I was disappointed that no more time was spent describing the plot of fictional novel, written by a secondary protagonist, Julian Carax. It is the mystery of Julian and his novels that drives Daniel throughout the entire book. The pacing of The Shadow of the Wind was perfect. The intense moments were spaced out with more pleasant ones. Fermin Romero de Torres, the older, wiser side-kick of Daniel, provides much wisdom and comedic relief. And about three-fourths of the way through the book, there is a revelation given about the outcome of the novel. Normally, this sort of knowledge would ruin the ending of a book, but this one was so perfectly timed that it only added more suspense and caused me to choose to stay up even later instead of going to bed. The mystery that Daniel uncovers becomes deeper and clearer with each retelling. The truth of what happened and each character’s impact on events is fully understood by the end of the novel. There are no loose ends to drive the reader crazy and no motivations that are left unexplored.

One of my favorite aspects of the novel are the pearls of wisdom that are dropped throughout the book. Fermin tells Daniel some of them and others Daniel discovers for himself. These truths are often ones that require age and a certain amount of perspective to gain, and it pleases me immensely to see them written here. I hope many people will take this advice to heart. Here are a few samples:
“I tried to concentrate on picking up the thread of the story. The hero, a cynical but good-hearted detective, was telling a secondary character why women like Veronica Lake were the ruin of all sensible males and why all one could do was love them desperately and perish, betrayed by their double dealings. Fermin Romero de Torres, who was becoming an adept film scholar, called this genre ‘the praying mantis paradigm.’ According to him, its permutations were nothing but misogynist fantasies for constipated office clerks, for pious women shriveled with boredom who dreamed about turning to a life of vice and unbridled lechery.”

“’A good father?’
‘Yes. Like yours. A man with a head, a heart, and a soul. A man capable of listening, of leading and respecting a child, and not of drowning his own defects in him. Someone whom a child will not only love because he’s his father but will also admire for the person he is. Someone he would want to grow up to resemble.’”

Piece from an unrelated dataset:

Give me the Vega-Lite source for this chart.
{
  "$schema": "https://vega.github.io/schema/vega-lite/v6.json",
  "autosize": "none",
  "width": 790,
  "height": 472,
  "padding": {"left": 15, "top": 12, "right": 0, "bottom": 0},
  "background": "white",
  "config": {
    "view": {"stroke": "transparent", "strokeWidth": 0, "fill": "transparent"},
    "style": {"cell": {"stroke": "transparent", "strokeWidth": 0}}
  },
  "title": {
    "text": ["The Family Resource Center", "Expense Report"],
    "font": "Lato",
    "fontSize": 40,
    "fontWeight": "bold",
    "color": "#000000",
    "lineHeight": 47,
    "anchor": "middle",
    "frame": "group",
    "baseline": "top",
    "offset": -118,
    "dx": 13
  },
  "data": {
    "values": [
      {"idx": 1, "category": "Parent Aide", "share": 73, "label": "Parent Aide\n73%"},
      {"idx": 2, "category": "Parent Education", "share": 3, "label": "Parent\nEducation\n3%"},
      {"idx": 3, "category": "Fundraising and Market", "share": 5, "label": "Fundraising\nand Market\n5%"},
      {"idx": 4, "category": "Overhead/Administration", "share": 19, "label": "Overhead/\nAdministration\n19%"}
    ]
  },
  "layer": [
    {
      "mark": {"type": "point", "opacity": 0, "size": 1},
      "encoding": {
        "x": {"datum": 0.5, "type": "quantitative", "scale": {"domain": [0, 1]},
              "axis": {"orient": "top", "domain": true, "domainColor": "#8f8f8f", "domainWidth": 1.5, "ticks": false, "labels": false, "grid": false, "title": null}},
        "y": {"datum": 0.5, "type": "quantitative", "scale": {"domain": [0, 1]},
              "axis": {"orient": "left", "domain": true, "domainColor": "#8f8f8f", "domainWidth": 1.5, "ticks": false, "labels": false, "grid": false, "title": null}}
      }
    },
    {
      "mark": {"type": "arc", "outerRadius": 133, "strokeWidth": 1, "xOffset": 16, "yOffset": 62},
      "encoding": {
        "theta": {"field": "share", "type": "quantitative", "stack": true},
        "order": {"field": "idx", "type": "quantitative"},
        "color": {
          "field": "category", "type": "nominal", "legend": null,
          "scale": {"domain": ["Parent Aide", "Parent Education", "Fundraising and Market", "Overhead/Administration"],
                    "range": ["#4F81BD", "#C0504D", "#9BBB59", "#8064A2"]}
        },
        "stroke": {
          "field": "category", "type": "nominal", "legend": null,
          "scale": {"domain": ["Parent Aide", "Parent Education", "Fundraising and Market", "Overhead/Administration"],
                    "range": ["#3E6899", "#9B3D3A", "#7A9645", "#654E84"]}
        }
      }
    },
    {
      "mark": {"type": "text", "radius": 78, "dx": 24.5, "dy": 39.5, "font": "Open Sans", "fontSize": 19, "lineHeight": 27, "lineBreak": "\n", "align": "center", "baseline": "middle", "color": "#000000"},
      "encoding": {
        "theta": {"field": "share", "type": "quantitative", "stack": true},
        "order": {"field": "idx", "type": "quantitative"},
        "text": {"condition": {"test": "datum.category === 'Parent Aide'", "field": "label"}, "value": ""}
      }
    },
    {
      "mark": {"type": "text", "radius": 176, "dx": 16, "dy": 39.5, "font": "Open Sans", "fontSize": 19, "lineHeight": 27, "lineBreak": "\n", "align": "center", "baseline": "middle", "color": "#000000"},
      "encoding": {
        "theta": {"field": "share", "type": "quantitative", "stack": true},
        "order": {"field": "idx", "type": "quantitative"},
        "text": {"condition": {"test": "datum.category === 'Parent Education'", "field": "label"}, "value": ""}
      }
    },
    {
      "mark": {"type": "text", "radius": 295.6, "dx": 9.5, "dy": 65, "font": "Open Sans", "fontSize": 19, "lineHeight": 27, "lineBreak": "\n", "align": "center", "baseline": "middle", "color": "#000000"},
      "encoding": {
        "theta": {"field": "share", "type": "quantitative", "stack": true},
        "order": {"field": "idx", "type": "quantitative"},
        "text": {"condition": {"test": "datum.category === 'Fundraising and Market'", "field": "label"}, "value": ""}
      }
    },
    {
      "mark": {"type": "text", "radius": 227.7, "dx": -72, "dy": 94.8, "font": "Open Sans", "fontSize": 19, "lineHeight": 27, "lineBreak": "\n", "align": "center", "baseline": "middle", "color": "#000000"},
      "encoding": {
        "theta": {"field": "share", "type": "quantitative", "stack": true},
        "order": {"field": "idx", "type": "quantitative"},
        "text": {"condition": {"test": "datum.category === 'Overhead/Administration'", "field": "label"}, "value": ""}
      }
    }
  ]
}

“Nothing feeds forgetfulness better than war, Daniel. We all keep quiet and they try to convince us what we’ve seen, what we’ve done, what we’ve learned about ourselves and about others, is an illusion, a passing nightmare. Wars have no memory, and nobody has the courage to understand them until there are no voices left to tell what happened, until the moment comes when we no longer recognize them and they return, with another face and another name, to devour what they have left behind.”

“But the years went by in peace. Time goes faster the more hollow it is. Lives with no meaning go straight past you, like trains that don’t stop at your station.”

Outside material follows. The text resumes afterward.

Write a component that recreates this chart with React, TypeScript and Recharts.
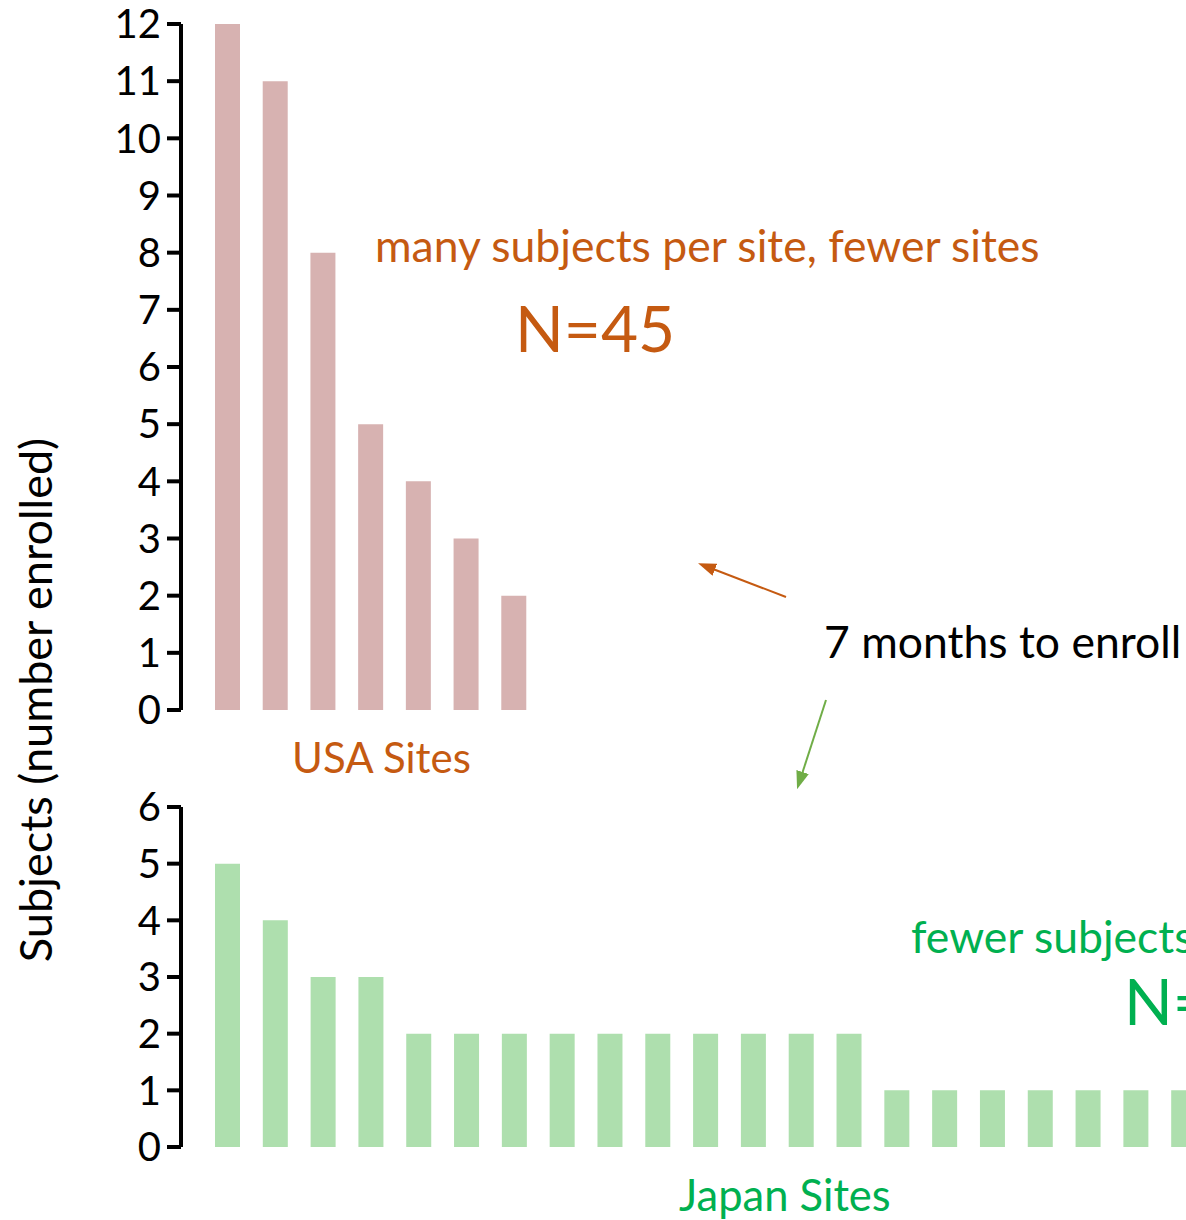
import { BarChart, Bar, XAxis, YAxis } from "recharts";

const usaSites = ["U1", "U2", "U3", "U4", "U5", "U6", "U7"];
const usaEnrolled = [12, 11, 8, 5, 4, 3, 2];
const usaTicks = [0, 1, 2, 3, 4, 5, 6, 7, 8, 9, 10, 11, 12];

const japanSites = [
  "J1", "J2", "J3", "J4", "J5", "J6", "J7", "J8", "J9", "J10", "J11",
  "J12", "J13", "J14", "J15", "J16", "J17", "J18", "J19", "J20", "J21",
];
const japanEnrolled = [5, 4, 3, 3, 2, 2, 2, 2, 2, 2, 2, 2, 2, 2, 1, 1, 1, 1, 1, 1, 1];
const japanTicks = [0, 1, 2, 3, 4, 5, 6];

const usaData = usaSites.map((site, i) => ({ site, n: usaEnrolled[i] }));
const japanData = japanSites.map((site, i) => ({ site, n: japanEnrolled[i] }));

const FONT = "Lato, 'Open Sans', sans-serif";
const ORANGE = "#C55A11";
const GREEN = "#00B050";

const tickStyle = { fontSize: 40, fill: "#000", fontFamily: FONT };
const axisStroke = { stroke: "#000", strokeWidth: 4 };

export default function App() {
  return (
    <div style={{ position: "fixed", left: 0, top: 0, width: 1186, height: 1220, overflow: "hidden", background: "#fff", fontFamily: FONT }}>
      <div style={{ position: "absolute", left: 0, top: 0 }}>
        <BarChart width={558} height={760} data={usaData} margin={{ top: 24, right: 20, bottom: 50, left: 0 }}>
          <XAxis dataKey="site" hide padding={{ left: 23, right: 0 }} />
          <YAxis
            width={181} domain={[0, 12]} ticks={usaTicks} interval={0}
            tick={tickStyle} axisLine={axisStroke} tickLine={axisStroke}
            tickSize={14} tickMargin={6}
          />
          <Bar dataKey="n" fill="#D7B2B1" barSize={25} isAnimationActive={false} />
        </BarChart>
      </div>

      <div style={{ position: "absolute", left: 0, top: 780 }}>
        <BarChart width={1208} height={417} data={japanData} margin={{ top: 27, right: 0, bottom: 50, left: 0 }}>
          <XAxis dataKey="site" hide padding={{ left: 23, right: 0 }} />
          <YAxis
            width={181} domain={[0, 6]} ticks={japanTicks} interval={0}
            tick={tickStyle} axisLine={axisStroke} tickLine={axisStroke}
            tickSize={14} tickMargin={6}
          />
          <Bar dataKey="n" fill="#AEDFAE" barSize={25} isAnimationActive={false} />
        </BarChart>
      </div>

      {/* annotations */}
      <svg width={1186} height={1220} style={{ position: "absolute", left: 0, top: 0, pointerEvents: "none" }}>
        <defs>
          <marker id="headOrange" markerWidth="18" markerHeight="13" refX="2" refY="6.5" orient="auto" markerUnits="userSpaceOnUse">
            <path d="M0,0 L18,6.5 L0,13 z" fill={ORANGE} />
          </marker>
          <marker id="headGreen" markerWidth="18" markerHeight="13" refX="2" refY="6.5" orient="auto" markerUnits="userSpaceOnUse">
            <path d="M0,0 L18,6.5 L0,13 z" fill="#70AD47" />
          </marker>
        </defs>
        <text x={52} y={700} transform="rotate(-90 52 700)" textAnchor="middle" fontSize={45} fontFamily={FONT} fill="#000">
          Subjects (number enrolled)
        </text>
        <text x={375} y={262} fontSize={44.5} fontFamily={FONT} fill={ORANGE}>many subjects per site, fewer sites</text>
        <text x={515} y={352} fontSize={64} fontFamily={FONT} fill={ORANGE}>N=45</text>
        <text x={292} y={773} fontSize={42} fontFamily={FONT} fill={ORANGE}>USA Sites</text>
        <text x={824} y={658} fontSize={44.5} fontFamily={FONT} fill="#000">7 months to enroll</text>
        <text x={911} y={953} fontSize={44.5} fontFamily={FONT} fill={GREEN}>fewer subjects per site, more sites</text>
        <text x={1124} y={1025} fontSize={64} fontFamily={FONT} fill={GREEN}>N=</text>
        <text x={679} y={1211} fontSize={43.5} fontFamily={FONT} fill={GREEN}>Japan Sites</text>
        <line x1={786} y1={597} x2={713} y2={569} stroke={ORANGE} strokeWidth={2} markerEnd="url(#headOrange)" />
        <line x1={826} y1={700} x2={802} y2={774} stroke="#70AD47" strokeWidth={2} markerEnd="url(#headGreen)" />
      </svg>
    </div>
  );
}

“Look, Daniel. Women, with remarkable exceptions like your neighbor Merceditas, are more intelligent than we are, or at least more honest with themselves about what they want or don’t want. Another question is whether they tell you or the world. You’re facing the enigma of nature, Daniel. Womankind is an indecipherable maze. If you give her time to think, you’re lost. Remember: warm heart, cold mind. The seducer’s code.”


And because I loved them, a few more:
“Without further ado I left the place, finding my route by the marks I had made on the way in. As I walked in the dark through the tunnels and tunnels of books, I could not help being overcome by a sense of sadness. I couldn’t help thinking that if I, by pure chance, had found a whole new universe in a single unknown book, buried in that endless necropolis, tens of thousands more would remain unexplored, forgotten forever. I felt myself surrounded by millions of abandoned pages, by worlds and souls without an owner sinking in an ocean of darkness, while the world that throbbed outside the library seemed to be losing its memory, day after day, unknowingly, feeling all the wiser the more it forgot.”

“’Time is a great healer. I never felt that Julian hated him. Perhaps that would have been better. I got the impression that he lost all respect for the hatter as a result of all those scenes. Julian spoke about all that as if it didn’t matter to him, as if it were a part of a past he had left behind, but these things are never forgotten. The words with which a child’s heart is poisoned, through malice or through ignorance, remain branded in his memory, and sooner or later they burn his soul.”’

“Of all the things that Julian wrote, the one I have always felt closest to my heart is that so long as we are being remembered, we remain alive. As so happened to me with Julian, years before meeting him, I feel that I know you and that if I can trust in someone, that someone is you. Remember me, Daniel, even if it’s only in a corner and secretly. Don’t let me go.”

“Bea says that the art of reading is slowly dying, that it’s an intimate ritual, that a book is a mirror that offers us only what we already carry inside us, that when we read, we do it with all our heart and mind, and great readers are becoming more scare by the day.”

“Fermin seemed to read my mind, and smiled supportively. ‘Don’t let that upset you, then. With women the best part is the discovery, There’s nothing like the first time, nothing. You don’t know what life is until you undress a woman for the first time. A button at a time, like peeling a hot sweet potato on a winter’s night.’”


The themes and messages in The Shadow of the Wind are as strong as the pinches of wisdom scattered throughout the book. Most of these are not overt, but naturally arise as part of the story. It speaks about fate and destiny and the intertwining of people’s lives, of redemption, of action versus running away, of families and the growth of children, of love, both thwarted and complete, of learning to open one’s heart, and of isolation and connection.
All-in-all, one of my favorite books of all time. A must read!